The Ghost Hunters - Deborah Blum [60]
IF ONE DOUBTED the demand for physical proof, one needed only to watch the latest craze in spiritualism, “the talking board” phenomenon, sweep across the United States, catching everyone from workingmen to children in its fascination.
“Planchette is simply nowhere,” declared the New York Tribune, compared to this newest tool for talking with the dead.
Rectangles of shellacked and polished wood, talking boards had the words yes and no printed in the upper right and left corners. The entire alphabet was inscribed across the center. In the lower corners were the words Good Eve (for “good evening”) and Good Bye. The board was simple to use, relying on a planchettelike device that could slide across the surface, its point indicating answers. Users would sit on either side of the board, their fingers resting on the pointer, and watch for it to move, pointing to “yes” or “no” or using the letters to spell out more complicated sentences.
“I know of whole communities that are wild over the ‘talking board,’ as some of them call it,” one man told the Tribune reporter, and the eerie stories they told about its powers contained “things that seem to pass all human comprehension or explanation.”

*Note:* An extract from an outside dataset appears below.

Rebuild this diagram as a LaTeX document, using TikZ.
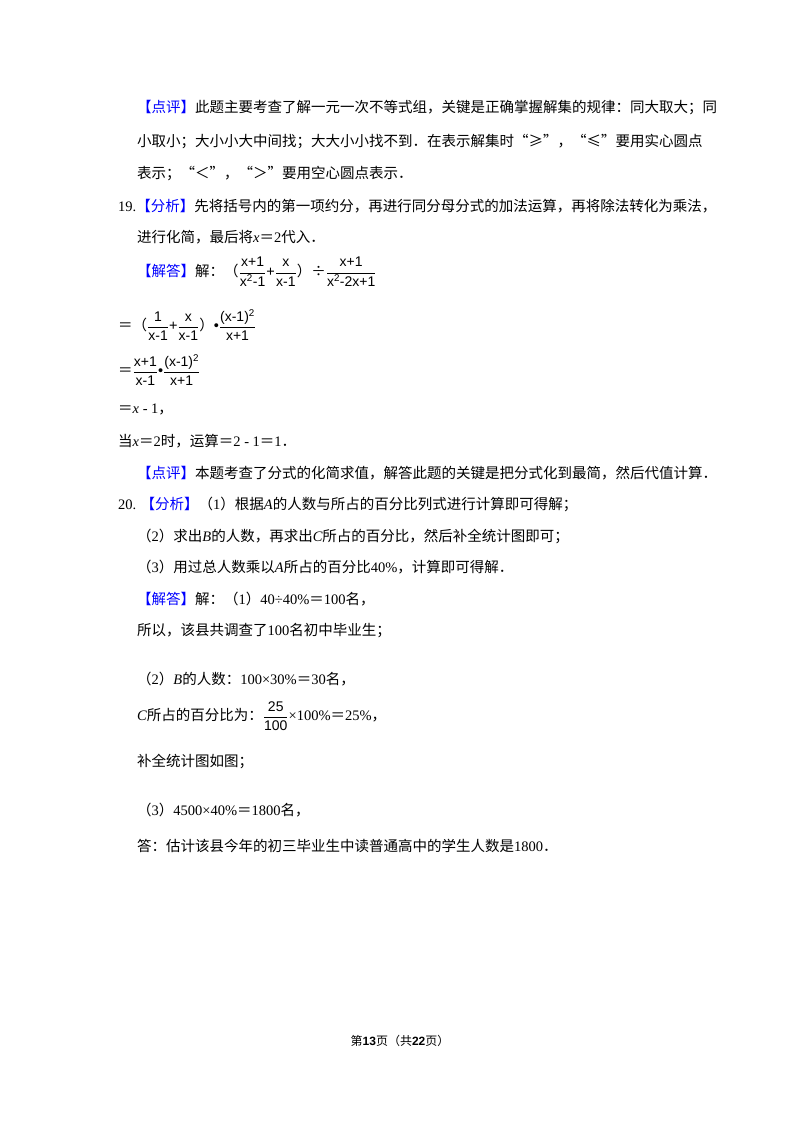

Talking boards worked faster than spirit raps or table tiltings. They were easier to read, by far, than the scribbles of a pencil-wielding planchette. And they were so popular that they were soon being mass-marketed by companies including Sears Roebuck, who determined that they needed a more commercial name. By the late 1880s, the boards would be rechristened Ouija boards (or “yes-yes” boards, from the French oui and the German ja.)
The boards’ success, their apparent proof of spirit communication, also drove their popularity: “One gentleman of my acquaintance told me that he got a communication about a title to some property from his dead brother, which was of great value to him,” an excited user told the Tribune. “Attempts are made to verify statements that are made about living persons, and in some instances they have succeeded so well as to make the inquirers still more awe-stricken.”
GURNEY WAS so LOST in his search, so consumed by his determination to make others see what lay before him, that he had almost forgotten about his pretty wife and sweet young daughter.
Kate Gurney cared nothing for the metaphysical debates and theological questions in which her husband had buried himself alive. She liked parties, gossip, and lively conversation. Edmund seemed such fun when she married him; now he had become so very serious and, really, a bore. He encouraged her, of course, to enjoy society without him. If there was any advantage to her situation, it was that her handsome husband’s chronic inattention and habitual absence gained her a bit of sympathy. Even Myers had heard the sad plight of Kate Gurney discussed in elegant drawing rooms.
Phantasms of the Living sprawled through the Gurneys’ home. Papers overflowed Edmund’s study, spilling out onto furniture and the floor. It lay in packets, in piles, in stacks and drifts, so that the elegant Mayfair dwelling seemed at times submerged in Phantasms, just as Edmund’s life had become submerged. When the physicist Oliver Lodge, one of the SPR’s telepathy researchers, came to visit, he found himself rather alarmed at the state of the Gurneys’ paper-strewn home, the disorienting sensation of swimming through a vast ocean of documents. He wondered if Phantasms of the Living was worth its cost in time and reputation: “Attention to such gruesome tales seemed to me a futile occupation for a cultivated man.”